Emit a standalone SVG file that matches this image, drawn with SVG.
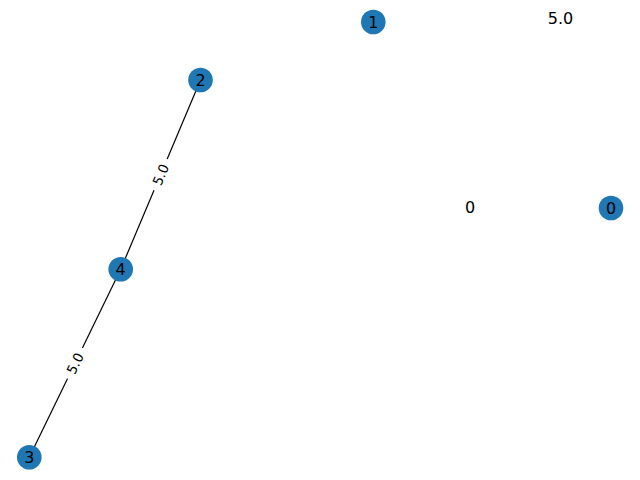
<svg xmlns="http://www.w3.org/2000/svg" width="640" height="480" viewBox="0 0 640 480">
<style>
.node circle{fill:#1f77b4}
.node text{font-family:"DejaVu Sans",sans-serif;font-size:16px;fill:#000;text-anchor:middle;dominant-baseline:central}
.edge{stroke:#000;stroke-width:1.2}
.elab text{font-family:"DejaVu Sans",sans-serif;font-size:13.5px;fill:#000;text-anchor:middle;dominant-baseline:central}
.elab rect{fill:#fff}
.free{font-family:"DejaVu Sans",sans-serif;font-size:16px;fill:#000;text-anchor:middle;dominant-baseline:central}
</style>
<rect width="640" height="480" fill="#fff"/>
<g id="connectors">
<line class="edge" x1="200.5" y1="80" x2="120.7" y2="269.3"/>
<line class="edge" x1="120.7" y1="269.3" x2="29.3" y2="457.3"/>
<g class="elab" transform="translate(160.6,174.6) rotate(-67.1)">
<rect x="-17" y="-9" width="34" height="18"/>
<text x="0" y="0">5.0</text>
</g>
<g class="elab" transform="translate(75,363.3) rotate(-64.1)">
<rect x="-17" y="-9" width="34" height="18"/>
<text x="0" y="0">5.0</text>
</g>
</g>
<g id="node-0" class="node"><circle cx="611" cy="208" r="12.3"/><text x="611" y="208">0</text></g>
<g id="node-1" class="node"><circle cx="373.3" cy="22" r="12.3"/><text x="373.3" y="22">1</text></g>
<g id="node-2" class="node"><circle cx="200.5" cy="80" r="12.3"/><text x="200.5" y="80">2</text></g>
<g id="node-3" class="node"><circle cx="29.3" cy="457.3" r="12.3"/><text x="29.3" y="457.3">3</text></g>
<g id="node-4" class="node"><circle cx="120.7" cy="269.3" r="12.3"/><text x="120.7" y="269.3">4</text></g>
<text class="free" x="560.5" y="18">5.0</text>
<text class="free" x="470" y="207">0</text>
</svg>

* _To be done_: Write out again every line above exactly as given; the pictures do not belong in the copy.

* _Answer to this exercise_:
Emit a standalone SVG file that matches this image, drawn with SVG.
<svg xmlns="http://www.w3.org/2000/svg" width="640" height="480" viewBox="0 0 640 480">
<style>
.node circle{fill:#1f77b4}
.node text{font-family:"DejaVu Sans",sans-serif;font-size:16px;fill:#000;text-anchor:middle;dominant-baseline:central}
.edge{stroke:#000;stroke-width:1.2}
.elab text{font-family:"DejaVu Sans",sans-serif;font-size:13.5px;fill:#000;text-anchor:middle;dominant-baseline:central}
.elab rect{fill:#fff}
.free{font-family:"DejaVu Sans",sans-serif;font-size:16px;fill:#000;text-anchor:middle;dominant-baseline:central}
</style>
<rect width="640" height="480" fill="#fff"/>
<g id="connectors">
<line class="edge" x1="200.5" y1="80" x2="120.7" y2="269.3"/>
<line class="edge" x1="120.7" y1="269.3" x2="29.3" y2="457.3"/>
<g class="elab" transform="translate(160.6,174.6) rotate(-67.1)">
<rect x="-17" y="-9" width="34" height="18"/>
<text x="0" y="0">5.0</text>
</g>
<g class="elab" transform="translate(75,363.3) rotate(-64.1)">
<rect x="-17" y="-9" width="34" height="18"/>
<text x="0" y="0">5.0</text>
</g>
</g>
<g id="node-0" class="node"><circle cx="611" cy="208" r="12.3"/><text x="611" y="208">0</text></g>
<g id="node-1" class="node"><circle cx="373.3" cy="22" r="12.3"/><text x="373.3" y="22">1</text></g>
<g id="node-2" class="node"><circle cx="200.5" cy="80" r="12.3"/><text x="200.5" y="80">2</text></g>
<g id="node-3" class="node"><circle cx="29.3" cy="457.3" r="12.3"/><text x="29.3" y="457.3">3</text></g>
<g id="node-4" class="node"><circle cx="120.7" cy="269.3" r="12.3"/><text x="120.7" y="269.3">4</text></g>
<text class="free" x="560.5" y="18">5.0</text>
<text class="free" x="470" y="207">0</text>
</svg>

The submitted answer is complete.